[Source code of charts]

• • •

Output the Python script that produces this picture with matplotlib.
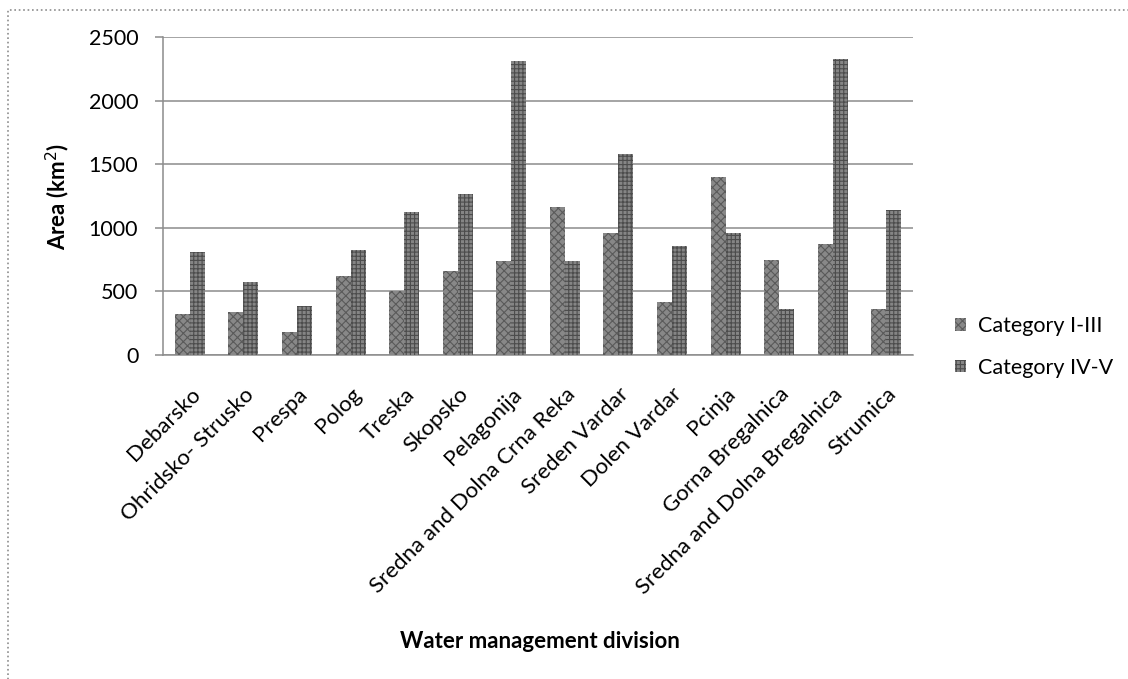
import numpy as np
import matplotlib.pyplot as plt
from matplotlib.patches import Rectangle

# Area by water management division (km2)
divisions = ['Debarsko', 'Ohridsko- Strusko', 'Prespa', 'Polog', 'Treska', 'Skopsko',
             'Pelagonija', 'Sredna and Dolna Crna Reka', 'Sreden Vardar', 'Dolen Vardar',
             'Pcinja', 'Gorna Bregalnica', 'Sredna and Dolna Bregalnica', 'Strumica']
cat_1_3 = [322, 336, 183, 619, 503, 663, 739, 1166, 957, 414, 1399, 749, 870, 364]
cat_4_5 = [807, 574, 383, 823, 1122, 1268, 2314, 739, 1580, 857, 957, 364, 2329, 1140]
series_labels = ['Category I-III', 'Category IV-V']
y_ticks = [0, 500, 1000, 1500, 2000, 2500]

plt.rcParams.update({
    'font.family': ['Lato', 'DejaVu Sans'],
    'font.size': 15,
    'hatch.linewidth': 0.8,
})

W, H = 1128, 679
fig = plt.figure(figsize=(W / 100, H / 100), dpi=100, facecolor='white')
ax = fig.add_axes([163 / W, 1 - 355 / H, (913 - 163) / W, (355 - 37) / H])

x = np.arange(len(divisions))
bw = 0.28
ax.bar(x - bw / 2, cat_1_3, bw, color='#888888', edgecolor='#5a5a5a',
       hatch='xxxx', lw=0, label=series_labels[0], zorder=3)
ax.bar(x + bw / 2, cat_4_5, bw, color='#858585', edgecolor='#4c4c4c',
       hatch='++++', lw=0, label=series_labels[1], zorder=3)

ax.set_xlim(-0.5, len(divisions) - 0.5)
ax.set_ylim(0, 2500)
ax.set_yticks(y_ticks)
ax.yaxis.grid(True, color='#8c8c8c', lw=1.1, zorder=0)
ax.set_axisbelow(True)
for s in ['top', 'right']:
    ax.spines[s].set_visible(False)
for s in ['left', 'bottom']:
    ax.spines[s].set_color('#8c8c8c')
    ax.spines[s].set_linewidth(1.1)
ax.tick_params(axis='y', length=5.8, width=1.1, color='#8c8c8c', pad=12, labelsize=15.5)
ax.tick_params(axis='x', length=0, pad=21, labelsize=16)
ax.set_xticks(x)
ax.set_xticklabels(divisions, rotation=45, ha='right', rotation_mode='anchor')

ax.set_ylabel('Area (km$^2$)', fontsize=16, fontweight='bold', labelpad=12)
fig.text(540 / W, 1 - 642 / H, 'Water management division', fontsize=16,
         fontweight='bold', ha='center', va='center')

ax.legend(loc='center left', bbox_to_anchor=(944 / W, 1 - 347 / H),
          bbox_transform=fig.transFigure, frameon=False, fontsize=15.5,
          handlelength=0.5, handleheight=0.5, handletextpad=0.6, labelspacing=1.0,
          borderpad=0)

# chart area border
fig.patches.append(Rectangle((8 / W, -0.05), 1.1, 1 - 10 / H + 0.05, transform=fig.transFigure,
                             fill=False, ls=':', lw=1.2, ec='#8c8c8c'))

fig.savefig('out.png', dpi=100, facecolor='white')
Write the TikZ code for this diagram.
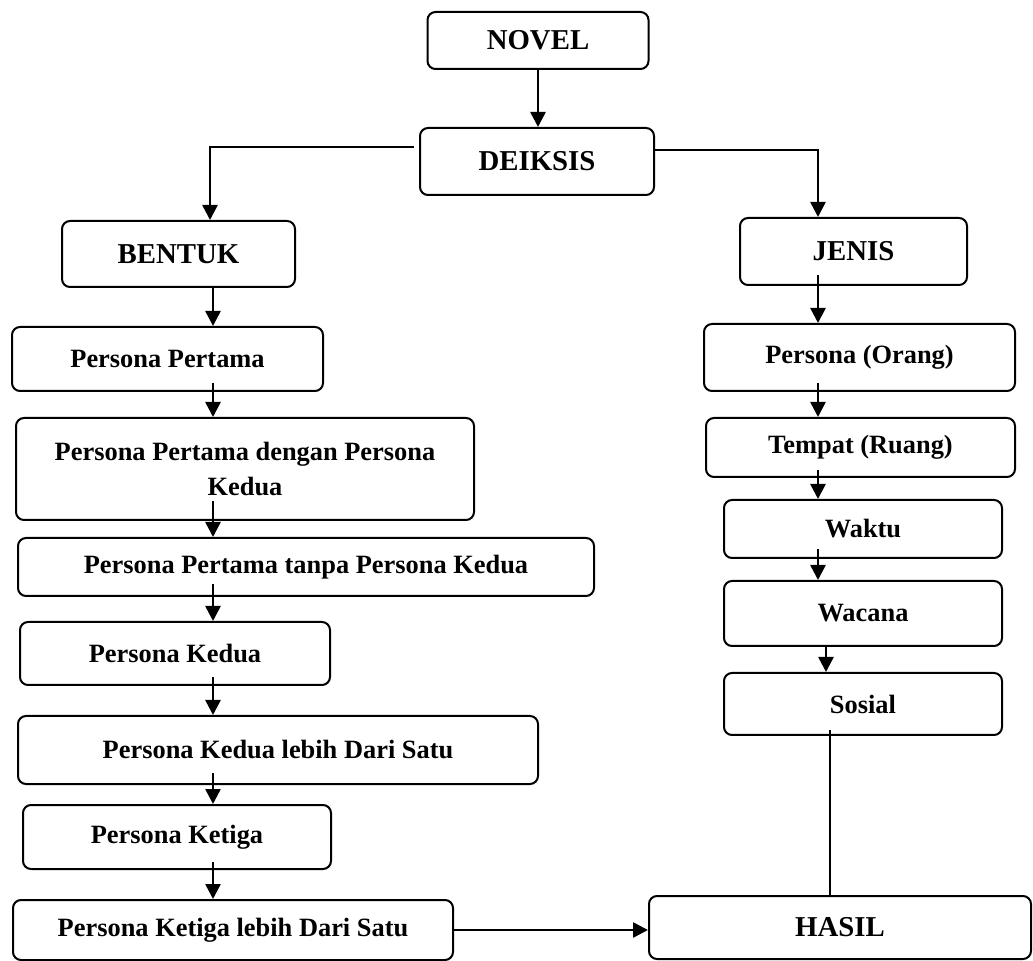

• • •

_Challenge_: Take the lines above from the top of the records through the one with "hatch='++++', lw=0, label=series_labels[1], zorder=3)" and repeat them exactly, without any pictures.

_Correct output_:
Output the Python script that produces this picture with matplotlib.
import numpy as np
import matplotlib.pyplot as plt
from matplotlib.patches import Rectangle

# Area by water management division (km2)
divisions = ['Debarsko', 'Ohridsko- Strusko', 'Prespa', 'Polog', 'Treska', 'Skopsko',
             'Pelagonija', 'Sredna and Dolna Crna Reka', 'Sreden Vardar', 'Dolen Vardar',
             'Pcinja', 'Gorna Bregalnica', 'Sredna and Dolna Bregalnica', 'Strumica']
cat_1_3 = [322, 336, 183, 619, 503, 663, 739, 1166, 957, 414, 1399, 749, 870, 364]
cat_4_5 = [807, 574, 383, 823, 1122, 1268, 2314, 739, 1580, 857, 957, 364, 2329, 1140]
series_labels = ['Category I-III', 'Category IV-V']
y_ticks = [0, 500, 1000, 1500, 2000, 2500]

plt.rcParams.update({
    'font.family': ['Lato', 'DejaVu Sans'],
    'font.size': 15,
    'hatch.linewidth': 0.8,
})

W, H = 1128, 679
fig = plt.figure(figsize=(W / 100, H / 100), dpi=100, facecolor='white')
ax = fig.add_axes([163 / W, 1 - 355 / H, (913 - 163) / W, (355 - 37) / H])

x = np.arange(len(divisions))
bw = 0.28
ax.bar(x - bw / 2, cat_1_3, bw, color='#888888', edgecolor='#5a5a5a',
       hatch='xxxx', lw=0, label=series_labels[0], zorder=3)
ax.bar(x + bw / 2, cat_4_5, bw, color='#858585', edgecolor='#4c4c4c',
       hatch='++++', lw=0, label=series_labels[1], zorder=3)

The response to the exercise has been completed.